The adoption of carbon fiber in exhaust hangers will likely accelerate as manufacturing costs fall through automation and as sustainable production methods mature. The following trends are shaping the future:

• Integration with electric vehicles (EVs): Even though EVs lack an exhaust, some high-performance electric cars use carbon fiber hangers for battery packs and cooling lines.
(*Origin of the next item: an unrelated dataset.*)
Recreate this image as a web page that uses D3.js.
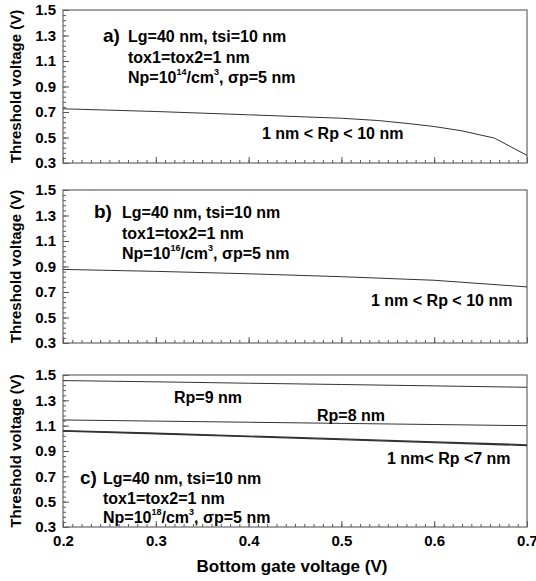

The same weight reduction and thermal management benefits apply.
• Hybrid composites: Combining carbon fiber with other fibers (basalt, aramid, glass) to create hybrid hangers that are cheaper, more damage-tolerant, and easier to recycle.
• Additive manufacturing at scale: As continuous fiber 3D printing becomes faster and cheaper, custom hangers tailored to each vehicle model could be printed on demand, eliminating inventory and tooling costs.
• Smart hangers with embedded sensors: Carbon fiber can be made conductive by adjusting resin composition, allowing the hanger to monitor strain, temperature, or vibration and send data to a vehicle's ECU for predictive maintenance.

Conclusion

Carbon fiber has proven itself as a superior material for high-performance exhaust hanger applications, offering unmatched weight savings, strength, thermal stability, and corrosion resistance. While challenges of cost, repairability, and environmental impact remain, ongoing innovations in composite manufacturing, recycling, and sustainable materials are steadily overcoming these barriers. For engineers, racers, and enthusiasts seeking to push the boundaries of vehicle performance, carbon fiber exhaust hangers represent a small but impactful upgrade that demonstrates the transformative potential of advanced composites in automotive design.

For further reading, consult resources such as the Society of Automotive Engineers (SAE) technical papers on composite exhaust systems and the CompositesWorld guide to automotive CFRP design. Always work with reputable suppliers who provide load certification and material traceability.